One of the nation's leading political reporters, Fineman has interviewed every major presidential candidate from (then-vice president) George H.W. Bush in 1985 to (then senator) Barack Obama early and often in the 2008 campaign cycle. His current work focuses on the Obama Administration and its top officials, as well as on Congress and politics throughout the country. Although based in Washington, Fineman travels widely in the U.S. and has covered politics and other events in 49 of the 50 states.
Fineman's work has produced many milestones and awards. A cover story in November 2001 featured President George W. Bush's first extensive interview after 9/11. Another cover, "Bush and God," was part of a series of articles that won the 2003 National Magazine Award for General Excellence. His reporting has helped Newsweek win many honors from the Magazine Publishers Association and the American Journalism Review. Other awards include a "Page One" from the Headliners Club of New York, a "Silver Gavel" from the American Bar Association and a "Deadline Club" from the Society of Professional Journalists (SPJ). In 2006 he received the Alumni Award from Columbia University's Graduate School of Journalism.

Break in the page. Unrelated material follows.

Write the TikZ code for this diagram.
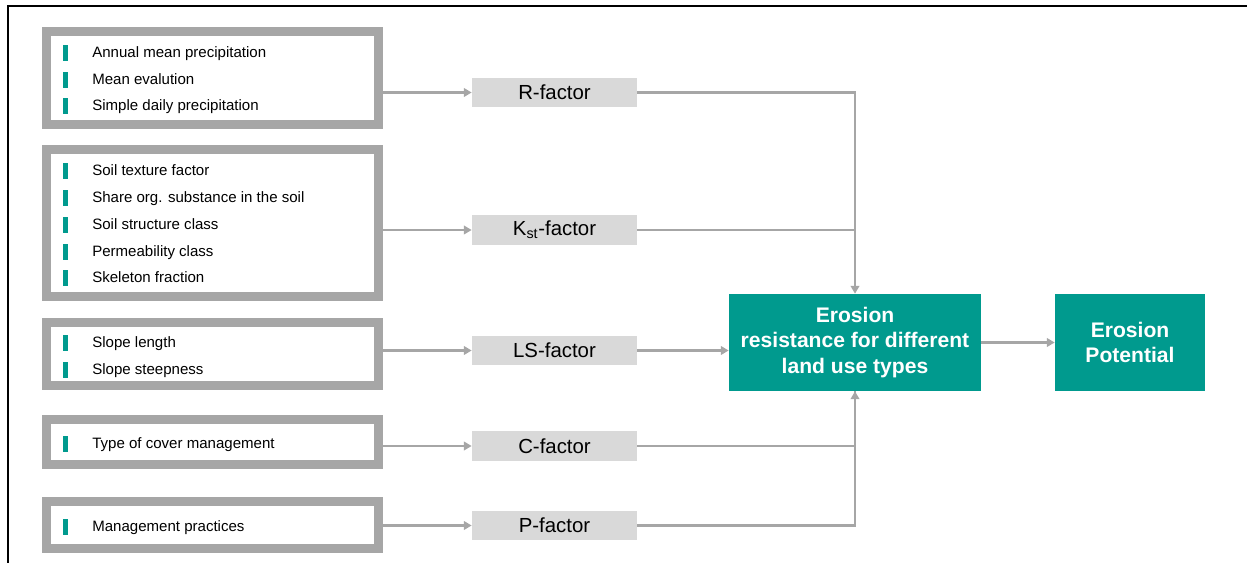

As a reporter and writer, Fineman ranges widely. Besides campaign-year covers, other projects have included: race and politics, the impact of digital technology on society, the influence of Hollywood on politics, the rise of the religious right and of conservative talk radio. He has interviewed business leaders such as George Soros, Bill Gates, Steve Case and Robert Rubin and entertainment figures such as Warren Beatty, Jane Fonda and Jay Leno.
Although now under exclusive television contract to NBC, Fineman over the years has appeared on major public affairs shows, such as Nightline, Face the Nation, Fox News Sunday, Larry King Live, Charlie Rose and the NewsHour. He was a regular panelist on Washington Week in Review on PBS (1983-95) and on CNN's Capital Gang Sunday (1995-98). He worked with Ted Koppel on Nightline specials, and has been a guest on Comedy Central's "The Daily Show with Jon Stewart" and "The Colbert Report."
A native of Pittsburgh, Fineman began his career at The Courier-Journal in Louisville, covering the environment, the coal industry and state politics before joining the newspaper's Washington bureau in 1978. He moved to Newsweek in 1980, was named chief political correspondent in 1984, deputy Washington bureau chief in 1993, senior editor in 1995 and senior Washington correspondent and columnist in 2008.
Fineman holds an A.B., Phi Beta Kappa, from Colgate, an M.S. in journalism from Columbia and a J.D. from the Brandeis School of Law at the University of Louisville. His legal education included a year as a visiting student at the Georgetown University Law Center. He received Watson and Pultizer Traveling Fellowships for study in Europe, Russia and the Middle East, and has traveled to more than 40 countries, among them China, Vietnam, Japan, Ukraine, Israel, Turkey and the West Bank Palestinian Territories.
Fineman is married to Amy L. Nathan, a senior counsel at the Federal Communications Commission. They live in Washington with their two children, Meredith and Nicholas.